== Raw records ==

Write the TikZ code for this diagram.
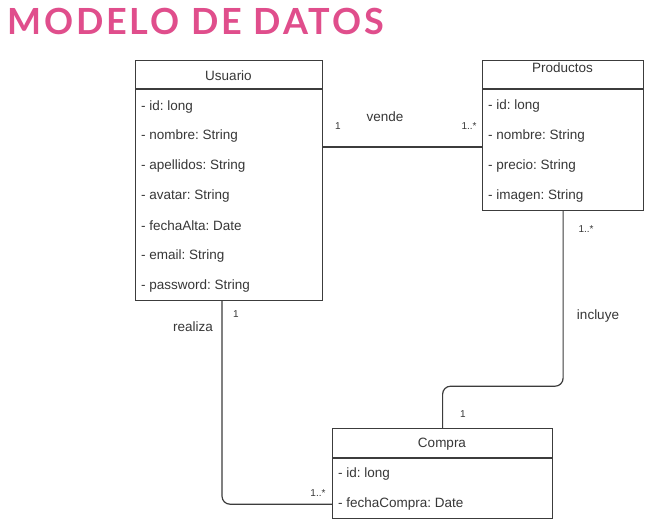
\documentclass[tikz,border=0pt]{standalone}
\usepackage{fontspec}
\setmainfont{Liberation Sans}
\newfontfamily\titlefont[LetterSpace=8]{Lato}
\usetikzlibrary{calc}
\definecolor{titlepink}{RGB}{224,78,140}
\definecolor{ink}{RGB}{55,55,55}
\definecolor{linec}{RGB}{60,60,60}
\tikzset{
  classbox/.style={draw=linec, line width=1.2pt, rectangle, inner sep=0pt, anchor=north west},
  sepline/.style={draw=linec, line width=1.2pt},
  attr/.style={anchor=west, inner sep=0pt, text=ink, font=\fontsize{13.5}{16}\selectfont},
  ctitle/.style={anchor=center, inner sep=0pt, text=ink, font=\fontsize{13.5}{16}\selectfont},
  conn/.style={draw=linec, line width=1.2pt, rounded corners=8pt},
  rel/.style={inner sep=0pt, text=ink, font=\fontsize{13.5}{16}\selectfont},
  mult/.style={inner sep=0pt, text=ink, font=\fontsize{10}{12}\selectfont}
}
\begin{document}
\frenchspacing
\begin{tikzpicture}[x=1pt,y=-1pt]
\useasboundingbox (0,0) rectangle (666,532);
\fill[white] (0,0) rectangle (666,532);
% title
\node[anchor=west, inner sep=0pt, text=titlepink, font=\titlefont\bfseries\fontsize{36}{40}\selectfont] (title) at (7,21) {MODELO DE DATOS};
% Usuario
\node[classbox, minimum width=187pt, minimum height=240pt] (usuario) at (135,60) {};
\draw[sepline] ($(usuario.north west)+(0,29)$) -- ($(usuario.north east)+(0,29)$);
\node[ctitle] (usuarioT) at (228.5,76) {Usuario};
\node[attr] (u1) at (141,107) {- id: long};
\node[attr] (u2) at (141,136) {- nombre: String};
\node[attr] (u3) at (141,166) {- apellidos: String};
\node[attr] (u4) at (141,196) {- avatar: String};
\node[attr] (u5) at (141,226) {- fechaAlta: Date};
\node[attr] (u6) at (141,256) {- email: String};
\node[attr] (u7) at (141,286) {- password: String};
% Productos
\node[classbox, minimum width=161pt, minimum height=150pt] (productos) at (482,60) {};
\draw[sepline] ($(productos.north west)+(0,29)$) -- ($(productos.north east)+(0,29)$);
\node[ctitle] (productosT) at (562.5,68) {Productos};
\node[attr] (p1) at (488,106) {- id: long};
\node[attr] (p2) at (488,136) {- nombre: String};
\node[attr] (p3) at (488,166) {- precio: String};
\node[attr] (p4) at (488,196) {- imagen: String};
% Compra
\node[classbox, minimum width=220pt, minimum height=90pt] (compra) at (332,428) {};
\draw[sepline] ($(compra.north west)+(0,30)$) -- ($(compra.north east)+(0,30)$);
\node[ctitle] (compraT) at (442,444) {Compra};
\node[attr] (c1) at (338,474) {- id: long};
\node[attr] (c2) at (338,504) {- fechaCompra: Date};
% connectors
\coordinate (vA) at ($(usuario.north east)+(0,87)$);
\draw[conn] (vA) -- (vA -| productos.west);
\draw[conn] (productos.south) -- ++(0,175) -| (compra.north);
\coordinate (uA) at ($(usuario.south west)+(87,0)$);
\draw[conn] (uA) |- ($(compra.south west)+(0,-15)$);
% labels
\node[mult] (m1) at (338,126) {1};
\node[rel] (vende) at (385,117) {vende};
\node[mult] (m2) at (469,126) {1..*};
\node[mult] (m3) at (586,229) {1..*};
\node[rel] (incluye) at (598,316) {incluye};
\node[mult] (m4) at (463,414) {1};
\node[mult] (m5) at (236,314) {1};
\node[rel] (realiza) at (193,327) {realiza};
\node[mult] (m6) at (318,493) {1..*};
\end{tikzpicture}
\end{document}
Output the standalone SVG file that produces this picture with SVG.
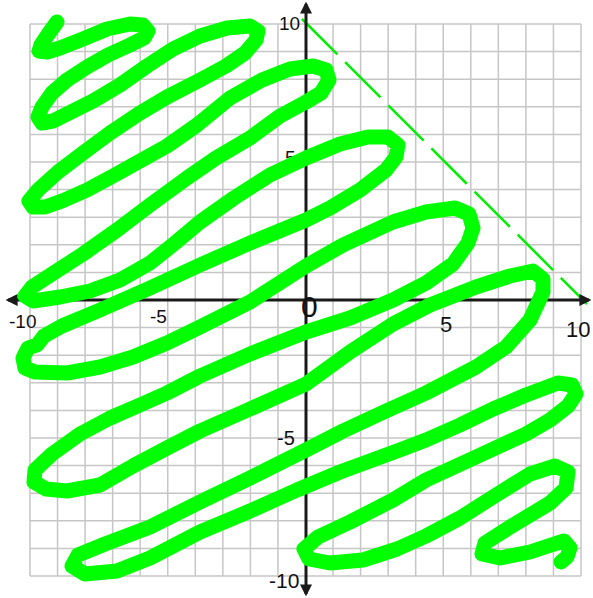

===

The exercise
Except for the pictures, copy every line of the records above exactly.

Correct result
Write the TikZ code for this diagram.
\documentclass[tikz,border=0pt]{standalone}
\usepackage{fontspec}
\setmainfont{Liberation Sans}
\newfontfamily\titlefont[LetterSpace=8]{Lato}
\usetikzlibrary{calc}
\definecolor{titlepink}{RGB}{224,78,140}
\definecolor{ink}{RGB}{55,55,55}
\definecolor{linec}{RGB}{60,60,60}
\tikzset{
  classbox/.style={draw=linec, line width=1.2pt, rectangle, inner sep=0pt, anchor=north west},
  sepline/.style={draw=linec, line width=1.2pt},
  attr/.style={anchor=west, inner sep=0pt, text=ink, font=\fontsize{13.5}{16}\selectfont},
  ctitle/.style={anchor=center, inner sep=0pt, text=ink, font=\fontsize{13.5}{16}\selectfont},
  conn/.style={draw=linec, line width=1.2pt, rounded corners=8pt},
  rel/.style={inner sep=0pt, text=ink, font=\fontsize{13.5}{16}\selectfont},
  mult/.style={inner sep=0pt, text=ink, font=\fontsize{10}{12}\selectfont}
}
\begin{document}
\frenchspacing
\begin{tikzpicture}[x=1pt,y=-1pt]
\useasboundingbox (0,0) rectangle (666,532);
\fill[white] (0,0) rectangle (666,532);
% title
\node[anchor=west, inner sep=0pt, text=titlepink, font=\titlefont\bfseries\fontsize{36}{40}\selectfont] (title) at (7,21) {MODELO DE DATOS};
% Usuario
\node[classbox, minimum width=187pt, minimum height=240pt] (usuario) at (135,60) {};
\draw[sepline] ($(usuario.north west)+(0,29)$) -- ($(usuario.north east)+(0,29)$);
\node[ctitle] (usuarioT) at (228.5,76) {Usuario};
\node[attr] (u1) at (141,107) {- id: long};
\node[attr] (u2) at (141,136) {- nombre: String};
\node[attr] (u3) at (141,166) {- apellidos: String};
\node[attr] (u4) at (141,196) {- avatar: String};
\node[attr] (u5) at (141,226) {- fechaAlta: Date};
\node[attr] (u6) at (141,256) {- email: String};
\node[attr] (u7) at (141,286) {- password: String};
% Productos
\node[classbox, minimum width=161pt, minimum height=150pt] (productos) at (482,60) {};
\draw[sepline] ($(productos.north west)+(0,29)$) -- ($(productos.north east)+(0,29)$);
\node[ctitle] (productosT) at (562.5,68) {Productos};
\node[attr] (p1) at (488,106) {- id: long};
\node[attr] (p2) at (488,136) {- nombre: String};
\node[attr] (p3) at (488,166) {- precio: String};
\node[attr] (p4) at (488,196) {- imagen: String};
% Compra
\node[classbox, minimum width=220pt, minimum height=90pt] (compra) at (332,428) {};
\draw[sepline] ($(compra.north west)+(0,30)$) -- ($(compra.north east)+(0,30)$);
\node[ctitle] (compraT) at (442,444) {Compra};
\node[attr] (c1) at (338,474) {- id: long};
\node[attr] (c2) at (338,504) {- fechaCompra: Date};
% connectors
\coordinate (vA) at ($(usuario.north east)+(0,87)$);
\draw[conn] (vA) -- (vA -| productos.west);
\draw[conn] (productos.south) -- ++(0,175) -| (compra.north);
\coordinate (uA) at ($(usuario.south west)+(87,0)$);
\draw[conn] (uA) |- ($(compra.south west)+(0,-15)$);
% labels
\node[mult] (m1) at (338,126) {1};
\node[rel] (vende) at (385,117) {vende};
\node[mult] (m2) at (469,126) {1..*};
\node[mult] (m3) at (586,229) {1..*};
\node[rel] (incluye) at (598,316) {incluye};
\node[mult] (m4) at (463,414) {1};
\node[mult] (m5) at (236,314) {1};
\node[rel] (realiza) at (193,327) {realiza};
\node[mult] (m6) at (318,493) {1..*};
\end{tikzpicture}
\end{document}
Output the standalone SVG file that produces this picture with SVG.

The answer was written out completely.